Benedict Arnold (American-born British military officer who fought with distinction for the American Continental Army.)

In contrast to Greene, Atkinson profiles the infamous Benedict Arnold. It is a surprising contrast because Arnold betrayed the colonies by defecting to the British. Atkinson explains Arnold risked his life in defense of America’s drive for independence. He was heroic in that drive but felt unrecognized. Arnold led the surprise seizure of Fort Ticonderoga, the first major victory of the war. Atkinson notes Arnold led his troops on the assault of Quebec in 1775 which required a 300-mile march for which his men nearly starved; some dying on the march. Arnold led the assault and was shot in the leg. Even though wounded again in the leg at the Battle of Saratoga, he fought through 1777 when his tactical military actions compelled Burgoyne to surrender. Atkinson shows Arnold to be a smart, heroic commander but his emotions, the lack of recognition or promotion led him to defect to the British. The irony is that he is never trusted by either America or the British because of his defection.

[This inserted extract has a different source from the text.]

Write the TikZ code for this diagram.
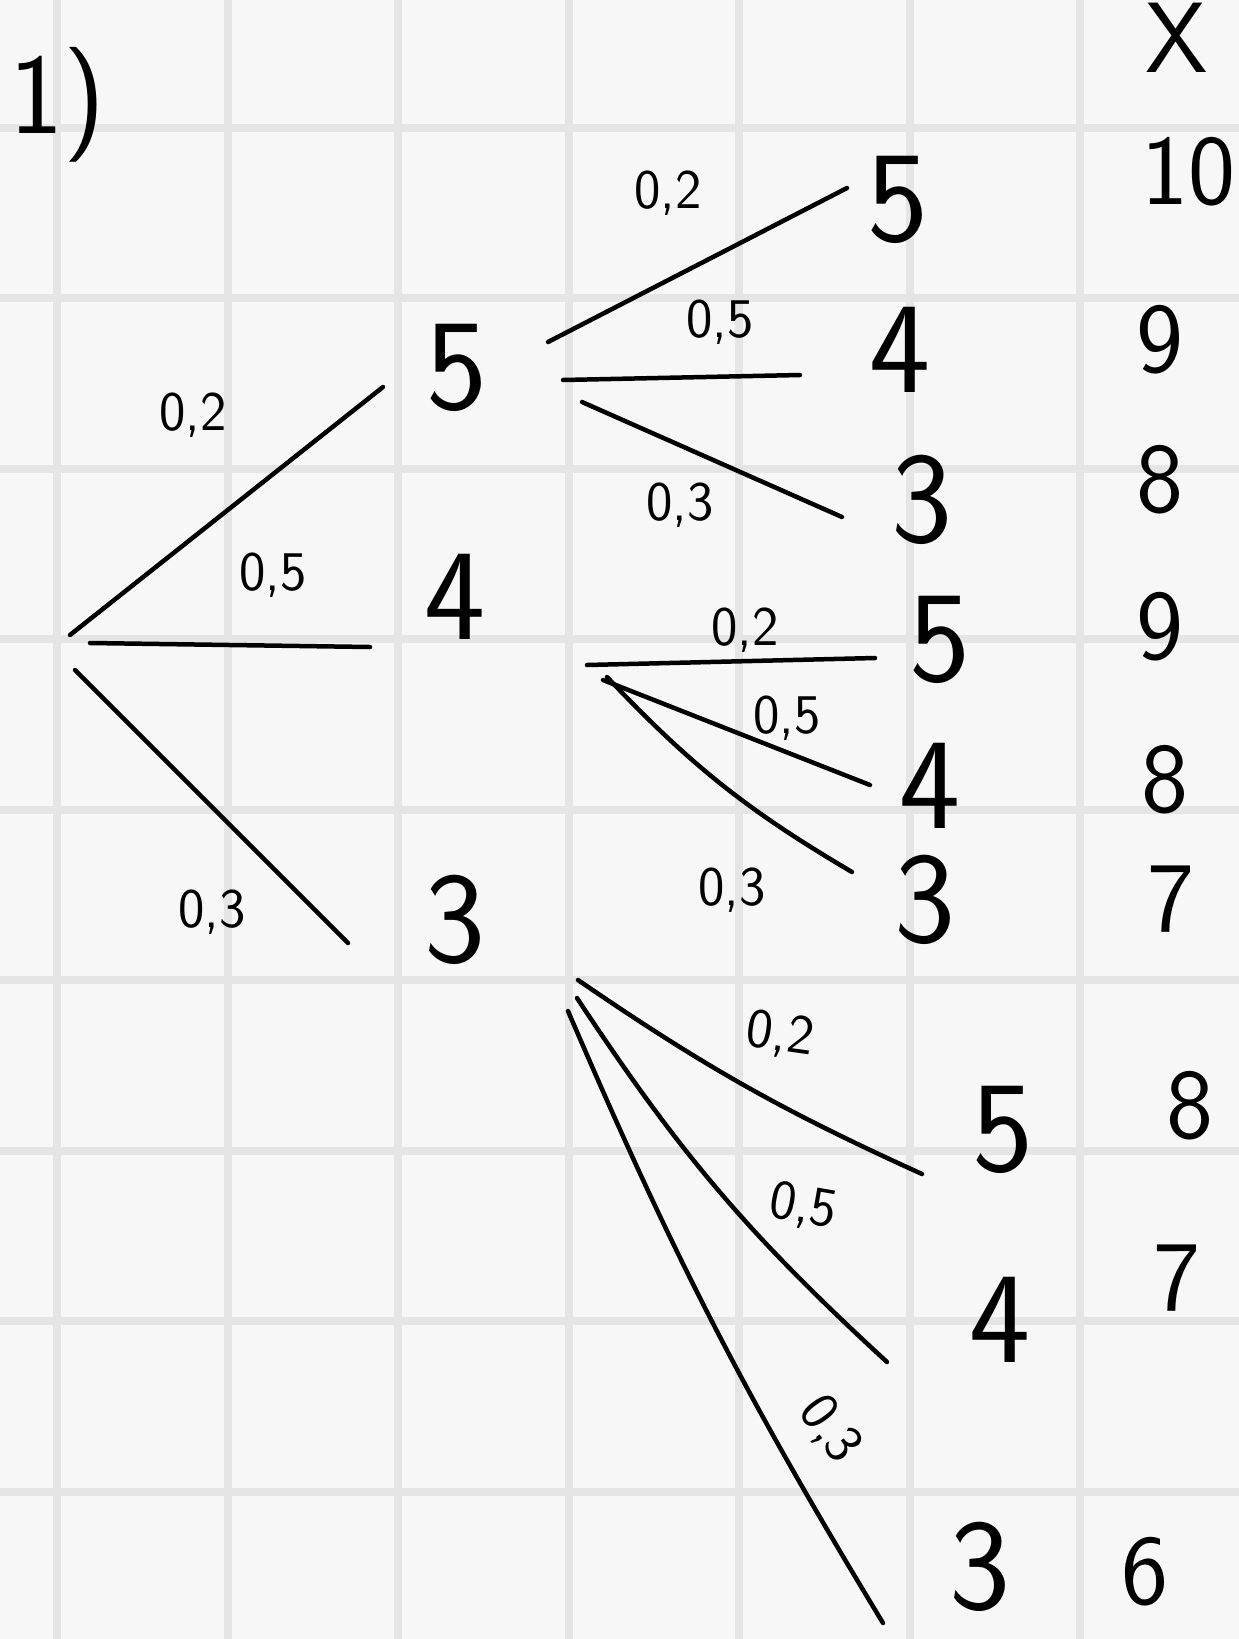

America’s Revolutionary War.

Atkinson’s book is compelling because of the cinematic way he tells the story of America’s Revolutionary War. Picking details of heroes like Washington, and Greene which ranges from Washington’s trouble with his teeth to the clever strategy of guerilla war conducted by Greene to the bravery and defection of Arnold. Atkinson’s story helps one understand how human and creative early settlers of America were, not unlike the better American leaders of today.

Ben Franklin (America’s chief diplomat in Europe during the Revolution.)

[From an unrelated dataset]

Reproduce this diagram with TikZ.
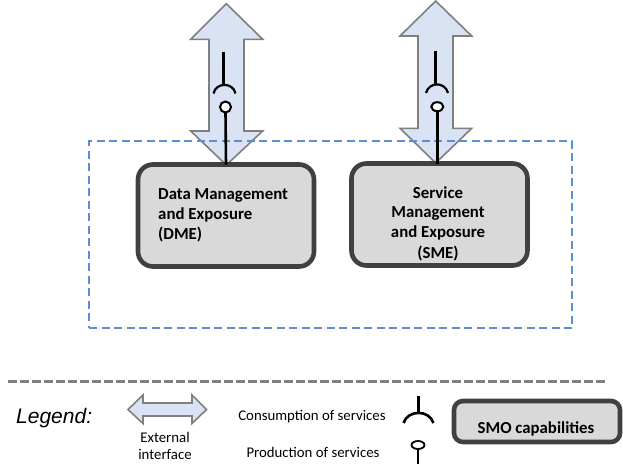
\documentclass[tikz,border=0pt]{standalone}
\usepackage{fontspec}
\setmainfont{Carlito}
\newfontfamily\legendfont{Liberation Sans}
\usetikzlibrary{calc}
\definecolor{arrowfill}{HTML}{DAE3F3}
\definecolor{arrowedge}{HTML}{7F7F7F}
\definecolor{boxedge}{HTML}{404040}
\definecolor{boxfill}{HTML}{D9D9D9}
\definecolor{dashblue}{HTML}{5B8FD5}
\tikzset{
  x=1pt,y=-1pt,
  extarrow/.style={draw=arrowedge,fill=arrowfill,line width=1.6pt,line join=miter},
  capbox/.style={draw=boxedge,fill=boxfill,line width=4.6pt,rounded corners=15pt,inner sep=0pt,outer sep=0pt,anchor=north west},
  capline/.style={font=\bfseries\fontsize{16.8}{20.2}\selectfont,inner sep=0pt},
  conn/.style={draw=black,line width=2.6pt},
  socketarc/.style={draw=black,line width=2.2pt},
  prodend/.style={draw=black,fill=white,line width=2pt,inner sep=0pt,outer sep=0pt,shape=ellipse},
  small/.style={font=\fontsize{14.8}{17}\selectfont,inner sep=0pt},
}
\usetikzlibrary{shapes.geometric}
\begin{document}
\begin{tikzpicture}
\useasboundingbox (0,0) rectangle (623,471);
% external interface arrows
\draw[extarrow] (226.3,3.7) -- (262.7,39.3) -- (244,39.3) -- (244,131) -- (262.7,131) -- (226.3,165) -- (190.7,131) -- (209,131) -- (209,39.3) -- (190.7,39.3) -- cycle;
\draw[extarrow] (435.7,1) -- (471.7,36) -- (453,36) -- (453,128.3) -- (471.7,128.3) -- (435.7,163) -- (400,128.3) -- (418,128.3) -- (418,36) -- (400,36) -- cycle;
% SMO frame
\node[draw=dashblue,line width=1.7pt,dash pattern=on 8pt off 4.5pt,inner sep=0pt,outer sep=0pt,anchor=north west,minimum width=483pt,minimum height=187pt] (frame) at (89,141) {};
% capability boxes
\node[capbox,minimum width=176pt,minimum height=102pt] (dme) at (138,164.5) {};
\node[capbox,minimum width=176pt,minimum height=102pt] (sme) at (351.5,163.5) {};
\node[capline,anchor=west] (dmea) at (158,195) {Data Management};
\node[capline,anchor=west] (dmeb) at (158,215) {and Exposure};
\node[capline,anchor=west] (dmec) at (158,235) {(DME)};
\node[capline] (smea) at (438,193) {Service};
\node[capline] (smeb) at (438,213) {Management};
\node[capline] (smec) at (438,233) {and Exposure};
\node[capline] (smed) at (438,253.5) {(SME)};
% service symbols, DME
\node[prodend,minimum width=11pt,minimum height=11pt] (pa) at (225.5,107) {};
\draw[conn] (pa.south) -- (dme.north);
\coordinate (ca) at (223.3,51.7);
\coordinate (cb) at (223.3,85.5);
\draw[conn] (ca) -- (cb);
\draw[socketarc] (213.5,93.5) .. controls (216,82) and (233,82) .. (235.5,93.5);
% service symbols, SME
\node[prodend,minimum width=12pt,minimum height=9pt] (pb) at (437.3,106.7) {};
\draw[conn] (pb.south) -- (pb.south |- sme.north);
\coordinate (cc) at (435.7,50.7);
\coordinate (cd) at (435.7,85);
\draw[conn] (cc) -- (cd);
\draw[socketarc] (426,93) .. controls (429,81.5) and (445,81.5) .. (448,93);
% legend
\coordinate (sepl) at (8,381);
\coordinate (sepr) at (606,381);
\draw[draw=arrowedge,line width=3pt,dash pattern=on 8.5pt off 3.5pt] (sepl) -- (sepr);
\node[font=\legendfont\itshape\fontsize{21}{24}\selectfont,inner sep=0pt,anchor=base west] (legend) at (16,423) {Legend:};
\draw[extarrow] (128,409.5) -- (143,395) -- (143,403) -- (192,403) -- (192,395) -- (206.5,409.5) -- (192,423.5) -- (192,416) -- (143,416) -- (143,423.5) -- cycle;
\node[small] (ext) at (165,437) {External};
\node[small] (ifc) at (165,454) {interface};
\node[small] (cons) at (312,417) {Consumption of services};
\node[small] (prod) at (313,452) {Production of services};
\coordinate (la) at (418,396);
\coordinate (lb) at (418,414);
\draw[conn,line width=3pt] (la) -- (lb);
\draw[socketarc,line width=2.6pt] (403.5,423) .. controls (408,409.5) and (429,409.5) .. (433.5,423);
\node[prodend,minimum width=13pt,minimum height=8pt,line width=1.8pt] (lp) at (418,445) {};
\coordinate (lq) at (418,464);
\draw[conn] (lp.south) -- (lq);
\node[capbox,minimum width=166pt,minimum height=41pt,rounded corners=9pt] (smo) at (454,401) {};
\node[capline] (smot) at (536,429) {SMO capabilities};
\end{tikzpicture}
\end{document}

Atkinson explains Ben Franklin is the colonists’ chief diplomat in Europe. Franklin’s charm as a a political operator who is willing to lie and flatter the French gave him celebrity and influence in the French court. He manages to create a French alliance that eventually supplied material and military power for support of the colonies against Great Britain. Of course, it helps that the French were vying for their own influence against the growing hegemony of England.

The Marquis de La Fayette (French miliary officer and politician who volunteered to serve in the Continental Army.)

Even before France began supporting the colonists, a young soldier named Lafayette joined the Revolution. The French aristocracy originally objects to the wealthy young aristocrat’s involvement. In response, Lafayette sails to America as a 19-year-old who believed in the colonists’ cause. His early experience as a soldier in France made him a general officer in the Continental army. He rode next to George Washington which gave weight to the Revolution’s global importance by internationalizing the war.

America’s independence.

History buffs will be fascinated by Atkinson’s history of America’s Revolution, but it is a bit too long for this non-historian.